じゃあ来るまでわからせてやろうと資料を作ったところで、彼らは(自分のプライドを守るために)素直に読まない。第二の壁として、読んでもらえるよう配慮やら政治やらに苦心しなきゃいけない。

ここを越えて、仮に読んで理解してもらったとしても第三の壁、「そんな暇ないよ」「お金ないよ」一蹴が待っている。ノウハウ共有はそれ自体が直接利益になるわけではないため理解が得られにくい。リファクタリングやテストコードと一緒だ。

リテラシーが無い者たちにわからせるのは難しい。それはリア充に美少女アニメの素晴らしさを啓蒙したり、四十年ぼっちで過ごしてる優秀なプログラマーに社会人サークルの面白さを説いたりするようなものだ。価値観が根底からして違うというレベルの高き壁であり、覆ることは不可能に思える。

総務部やサポート部隊の仕事を奪うから

私が思うに、社内雑務に関して Stackoverflow のようなシステムで Q&A を構築できれば、雑務にかかる工数はかなり削減できる。

しかしそうすると、本来問い合わせを受けて回答する人達の仕事がなくなってしまう。大企業にもなると、そういった社内向けのサポート部隊だけでも何百という人間がいるわけで、彼らは一斉に職を失ってしまう。
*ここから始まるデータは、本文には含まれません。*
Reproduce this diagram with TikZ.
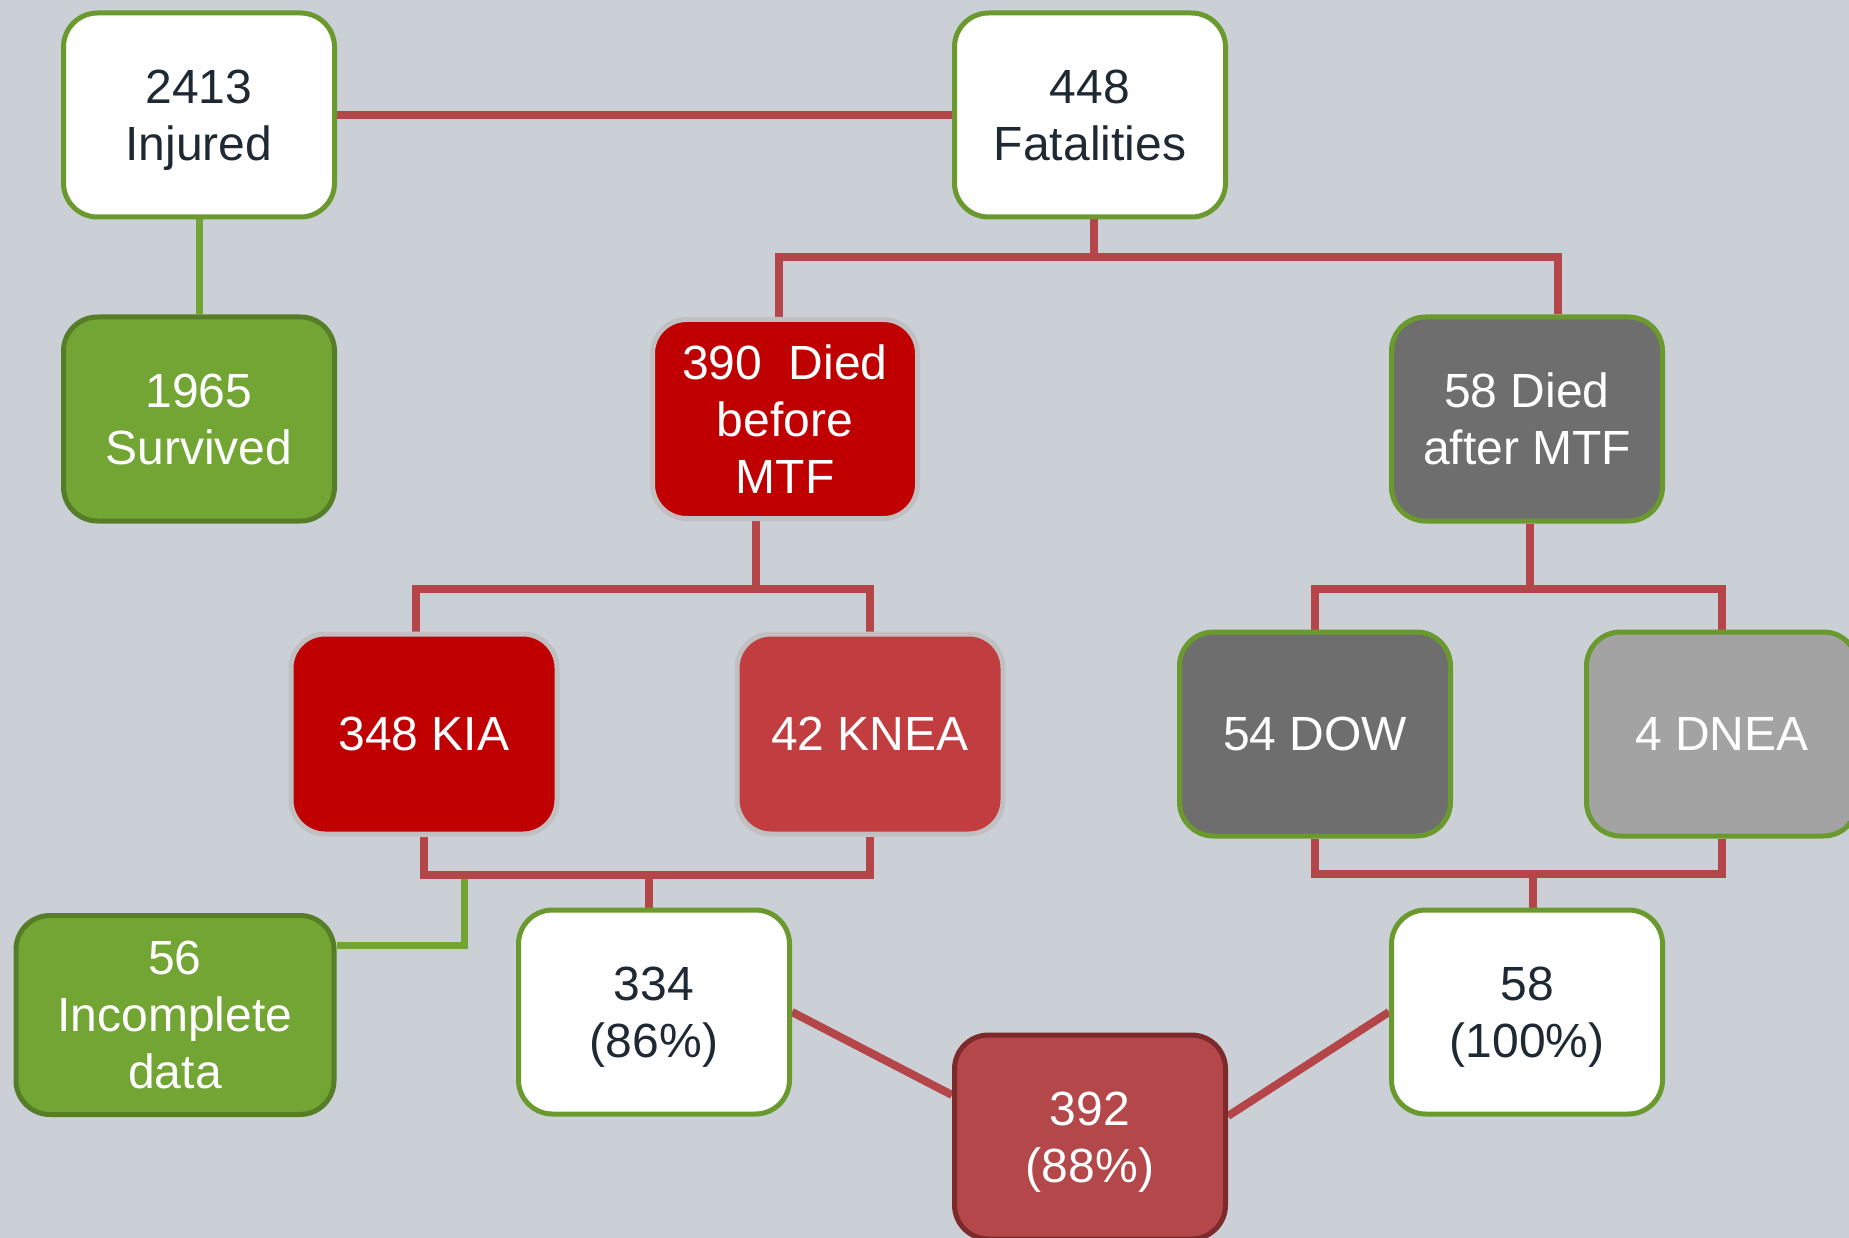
\documentclass[tikz,border=0pt]{standalone}
\usepackage{fontspec}
\setmainfont{Liberation Sans}
\usetikzlibrary{backgrounds,calc}
\definecolor{bgc}{RGB}{203,208,215}
\definecolor{grn}{RGB}{106,154,46}
\definecolor{grnfill}{RGB}{114,165,52}
\definecolor{grndark}{RGB}{86,126,40}
\definecolor{darkred}{RGB}{192,0,0}
\definecolor{midred}{RGB}{194,61,64}
\definecolor{sumred}{RGB}{179,71,73}
\definecolor{sumborder}{RGB}{124,42,44}
\definecolor{halo}{RGB}{192,192,194}
\definecolor{dgray}{RGB}{110,110,110}
\definecolor{lgray}{RGB}{163,163,163}
\definecolor{linered}{RGB}{180,70,74}
\definecolor{txt}{RGB}{31,41,51}
\begin{document}
\begin{tikzpicture}[x=1pt,y=-1pt,
  box/.style={rectangle, rounded corners=34pt, line width=5pt,
    minimum width=271pt, minimum height=204pt, align=center,
    font=\fontsize{48}{57}\selectfont, inner sep=0pt, text depth=0pt},
  whitebox/.style={box, fill=white, draw=grn, text=txt},
  greenbox/.style={box, fill=grnfill, draw=grndark, text=white},
  redbox/.style={box, fill=darkred, draw=halo, text=white},
  knebox/.style={box, fill=midred, draw=halo, text=white},
  graybox/.style={box, fill=dgray, draw=grn, text=white},
  lgraybox/.style={box, fill=lgray, draw=grn, text=white},
  sumbox/.style={box, fill=sumred, draw=sumborder, text=white},
  redline/.style={draw=linered, line width=8pt},
  grnline/.style={draw=grnfill, line width=7pt}]
\useasboundingbox (0,0) rectangle (1849,1238);
\clip (0,0) rectangle (1849,1238);

\node[whitebox] (inj) at (199,115) {2413\\Injured};
\node[whitebox] (fat) at (1090,115) {448\\Fatalities};
\node[greenbox] (surv) at (199,419) {1965\\Survived};
\node[redbox, minimum width=265pt, minimum height=199pt] (d390) at (785,419) {390\ \ Died\\before\\MTF};
\node[graybox] (d58) at (1527,419) {58 Died\\after MTF};
\node[redbox, minimum width=266pt, minimum height=200pt] (kia) at (424,734) {348 KIA};
\node[knebox, minimum width=266pt, minimum height=200pt] (knea) at (870,734) {42 KNEA};
\node[graybox] (dow) at (1315,734) {54 DOW};
\node[lgraybox] (dnea) at (1722,734) {4 DNEA};
\node[greenbox, minimum width=318pt, minimum height=199pt] (inc) at (175,1015) {56\\Incomplete\\data};
\node[whitebox] (p334) at (654,1012) {334\\(86\%)};
\node[sumbox] (p392) at (1090,1137) {392\\(88\%)};
\node[whitebox] (p58) at (1527,1012) {58\\(100\%)};

\coordinate (b1) at (1094,257);
\coordinate (b2) at (756,589);
\coordinate (b3) at (649,875);
\coordinate (g1) at (464,875);
\coordinate (b4) at (1530,589);
\coordinate (b5) at (1533,874);

\begin{pgfonlayer}{background}
\fill[bgc] (0,0) rectangle (1849,1238);
\draw[redline] (inj.east) -- (fat.west);
\draw[grnline] (inj.south) -- (surv.north);
\draw[redline] (fat.south -| b1) -- (b1);
\draw[redline] ([xshift=-6pt]d390.north) |- (b1) -| ([xshift=31pt]d58.north);
\draw[redline] (d390.south -| b2) -- (b2);
\draw[redline] ([xshift=-8pt]kia.north) |- (b2) -| (knea.north);
\draw[grnline] (g1) |- ([yshift=70pt]inc.east);
\draw[redline] (kia.south) |- (b3) -| (knea.south);
\draw[redline] (b3) -- (p334.north -| b3);
\draw[redline] (d58.south -| b4) -- (b4);
\draw[redline] (dow.north) |- (b4) -| (dnea.north);
\draw[redline] (dow.south) |- (b5) -| (dnea.south);
\draw[redline] (b5) -- (p58.north -| b5);
\draw[redline] (p334.east) -- ([yshift=42pt]p392.west);
\draw[redline] ([yshift=21pt]p392.east) -- (p58.west);
\end{pgfonlayer}
\end{tikzpicture}
\end{document}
(保守的な)大企業は 革新のために仲間の仕事を奪ってお役御免にするなんてことはしない。むしろどうやって生かせるかを考えようとする。ゆえに仲間を殺すようなノウハウ共有文化は容認されない。

インフラがないから

全拠点の全従業員が問題無く使えるノウハウ共有システム、を整えるほどのインフラがない。もっというとそのようなインフラを構築する予算と技術が無い(大企業にもなると何千、時には何万ものクライアントが相手になる。これを捌けるインフラをつくるのは簡単ではない)し、進言しても上が必要性を認識していない or できないから動けない。

だから社内の情報は昔と変わらず、口頭やメールベースで伝わり、情報は各人の中に留まってしまう。当然、知らない人がそこにアクセスすることはできない。知っている人を探して、聞きまわるとか、読み辛い探しづらい重たい使いづらい古い、なドキュメントやシステムをイライラしながら辿ることになる。

おわりに

どこの大企業もこうなのだろうか。私が都合のいい夢を見ているだけなのだろうか。

私は昔からリアルよりもネットにいるような人種で、プログラミングも好きで、と過ごしてきた。そういった居心地や効率性は仕事においても役立つと信じている。

インターネットみたいに。はてなコミュニティみたいに。Stack Overflow みたいに。そんな世界が――自由でインタラクティブなノウハウ共有が社内にもあったら良いのになぁ。